Home remodeling is a great effort, whether you are ready to sell your house or simply want a new look. One of the most important considerations when planning a home remodel is how to pay for it. It is critical to plan ahead of time on how to finance your home project to avoid additional costs and potential financial troubles. Here are some funding possibilities for house renovations.
The most secure financial option for paying for your home remodel is to set aside some funds for the project. If you don't already have a substantial sum of money saved up, this choice may require you to delay the commencement of your project. However, it also means you won't have to worry about repaying a loan or a huge credit card payment after completing your home remodeling.
A HELOC is a credit line that can be drawn on as needed. You only pay interest on the amount borrowed. HELOC levels can range up to 85 percent of your home's worth minus any mortgage debt you still owe.
Interest rates are frequently variable, and you normally have 10 years to use the money from a HELOC before repaying the balance. The ability to withdraw funds as needed makes a HELOC excellent if you don't know how much the remodeling will cost.
Like a HELOC, a home equity loan enables you to borrow up to around 85 percent of your house's worth minus what you presently owe. The distinction is that you receive the cash in a single sum and repay them over a period of time that is often 15 years or fewer.
These loans frequently feature fixed interest rates and payments. Because home equity loans are completely funded at the outset, they are best used when you know the whole cost of your remodeling project.
With cash-out refinancing, your present mortgage is replaced with a larger one. The difference between the current mortgage debt and the new, larger loan is paid to you in cash, which you use to pay for your remodeling.
Cash-out refinancing is ideal if the new mortgage has a lower interest rate than your present loan and you require a significant loan for long-term home upgrades.
Consider a 0 percent APR credit card for minor home upgrades that you can pay off during the interest-free period, typically 15 to 18 months. To qualify for these cards, you must have good or excellent credit (690 or above FICO).
Some credit cards offer rewards for specific purchases, such as home remodeling expenses. Credit cards can help you complete modest DIY or short-term projects that don't cost more than a few thousand dollars.

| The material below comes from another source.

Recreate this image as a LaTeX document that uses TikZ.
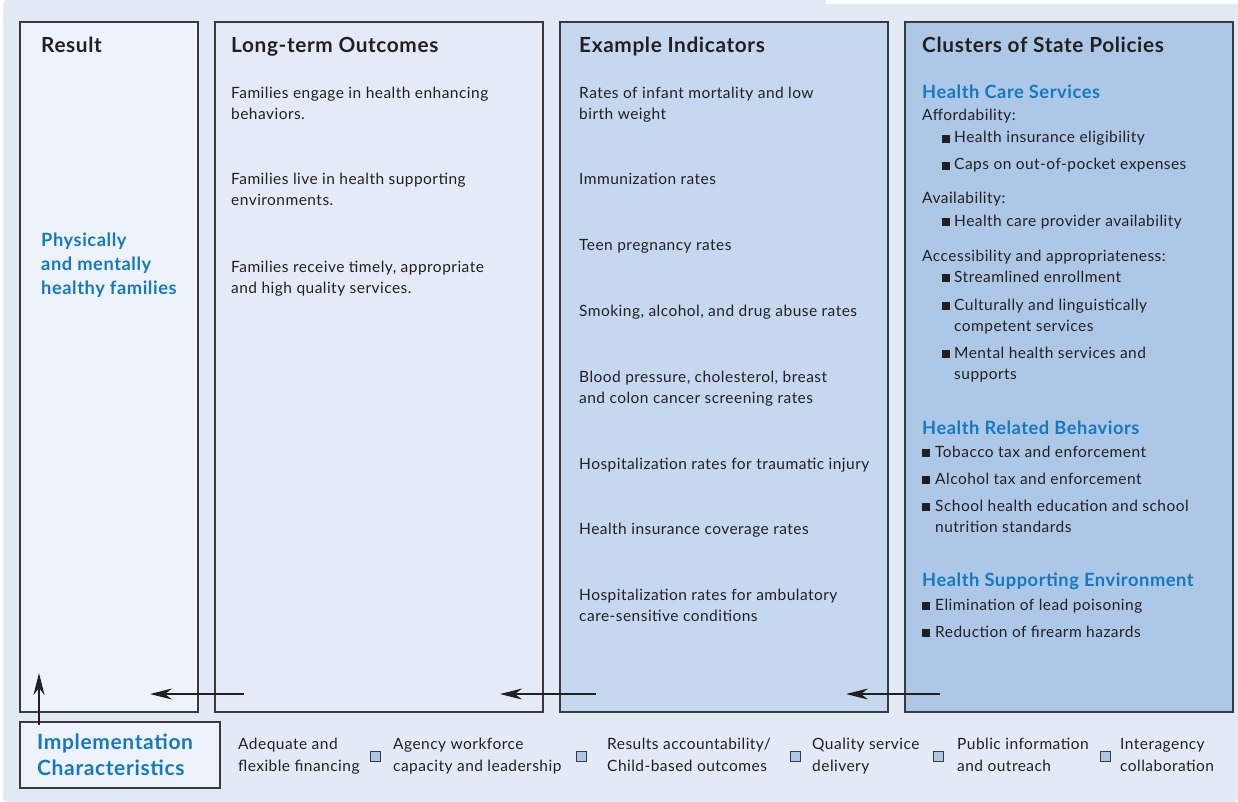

Unsecured personal loans can enable homeowners to quickly finance a task. In contrast to home equity finance, which requires time-consuming underwriting and appraisal processes, most personal loan lenders promise funding within a week. Personal loan interest rates range from 6% to 36%, more than most home equity choices but lower than some credit cards.
Personal loans are great solutions for urgent repairs or projects that need to get started soon because they are funded quickly. If employing equity is not an option, they can also cover larger projects.
The government provides Title 1 loans to qualified borrowers who want to perform particular home improvements. For a single family home, you can borrow up to $25,000, with payback terms ranging from six months to twenty years.
Above $7,500, title 1 loans demand your home as collateral. You must also be a home resident for at least 90 days before you can borrow. If your project is eligible for this form of financing, it may be able to pay for the entire project or make it more reasonable.